Bence herşeyi anlayan ama konuşarak kendini yeterince ifade edemeyen Rüzgar sinir sahibi olmasın diye ne demeye çalıştığı mutlaka anlaşılmalı, beden dili çok önemsenmeli, işaret ederek "buuu" dediği herşeye dokunması ve keşfetmesi için imkan sağlanmalı..



Bence bizim yaptığımız herşeyi yapmak konusunda obsesif haller sergileyen oğlum Rüzgar' a diş fırçası aldığı için anne tebrik edilmeli, banyoda lavabo seviyesine gelerek elini yıkamasını sağlayan basamak için de ayrı bir tebrik lütfen..



Bence benim oğlum,Rüzgar' ım, gezgin kedim, ballı böceğim biraz daha yavaş büyümeli..

4 Ekim 2009 Pazar

bir, iki, üç, dört, beş.



1) Rüzgar herşeyi ama herşeyi balkondan aşağı atmaya başladı. Mandal, t shirt, şort, kaşık, oyuncaklarının hemen hepsi, ve de taşıyabileceği herşey. 2. katta oturuyoruz. Alt komşumuz, atma hizasına gelen alt komşumuz, 3 yaşındaki torununa bakıyor. Sabır ve anlayış buradan geliyor, Rüzgar' ı tabiki çok seviyorlar, tabiki ben de çok seviyorum, ama "atma Rüzgar" deyince getirip bana veren bebeğimi istiyorum, mümkün mü??? Cevabı biliyorum. Büyüyor. Kendini yaşama derdinde. Sınırlarını genişletiyor ve nereye kadar genişleyebildiğini anlamaya çalışıyor. "Hayır,atma,vs." dememem lazım. Güzel, başarıyorum dememeyi,atacağını anladığım anda dikkatini dağıtarak balkondan uzaklaştırıyorum. Ama yoruluyorum.
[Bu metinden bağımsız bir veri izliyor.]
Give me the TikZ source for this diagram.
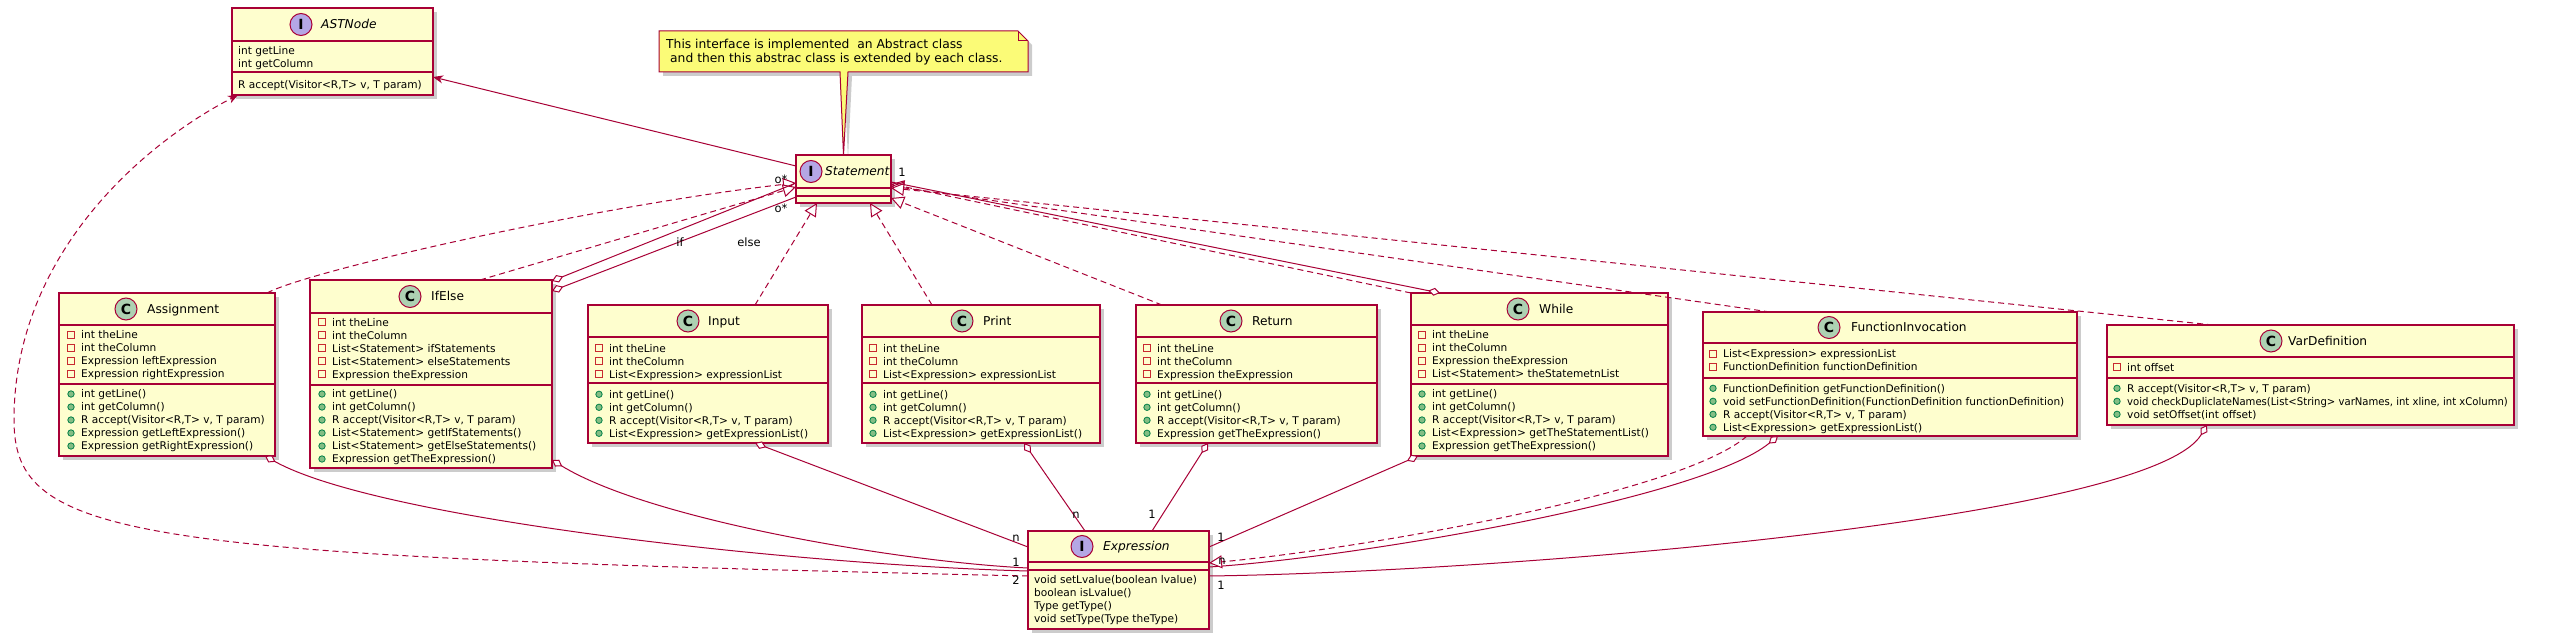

2) Rüzgar sokakta gördüğü bütün motorsikletlerin tepesine çıkmak istiyor. Babası ile gezmelerde problem yok, ama ben biraz kötü hissediyorum kendimi, motorsikletin sahibini tahmin etmek için sağa sola bakıp, ya kusura bakmazsınız değil mi, çocuk binmek istiyor da falan derken.Her zaman bindirmiyorum, sıklıkla dikkatini dağıtıyorum, ama bazen de eğlensin istiyorum. Yoruluyorum.

3) Rüzgar evde açabileceği her yeri açıp içindeki herşeyi çıkarıp sıkılıncaya kadar elinde taşıyıp, sıkılınca da oracıkta bırakıyor. Örnek: mutfakta çorap, odasında cezve, banyoda tabak. Hadi beraber yerine koyalım vs. Yoruluyorum.

4) Rüzgar' ın dolabı açıp içinden kıyafetleri seçebileceği ebatlarda, Monressori + annelik felsefemden ötürü bize en az ihtiyaç duyacağı şekilde dizayn edilmiş bir oda ve ev. Sonuç: Günün her saati dolabındaki herşeyi salona taşıyan bir Rüzgar, hadi geri götürelim diyen bir anne. Yoruluyorum.

5) Rüzgar' da çiş kaka ile ilgili farkındalık gelişsin, 2 yaşına gelince pat diye "hadi artık altına yapma bakiiim" demek yanlış diyerek olay esnasında bize eşlik etmesine izin verip, çiş kaka diye de bir işitsel bilinç oluşturuyoruz. Tesadüf mü bilmiyorum ama son günlerde ne zaman "çişş" dese kakalı oluyor, ve evet herşeye "çişş" diyor. Buraya kadar güzel, ama şimdi bir de klozete "sadece" çiş ve kaka yapılıp "by bye" dendiğini öğretmek gerekiyor. Tuvalet kağıdı, çorap, vs. atıp bay bay denmeyeceğini ve de.Yoruluyorum.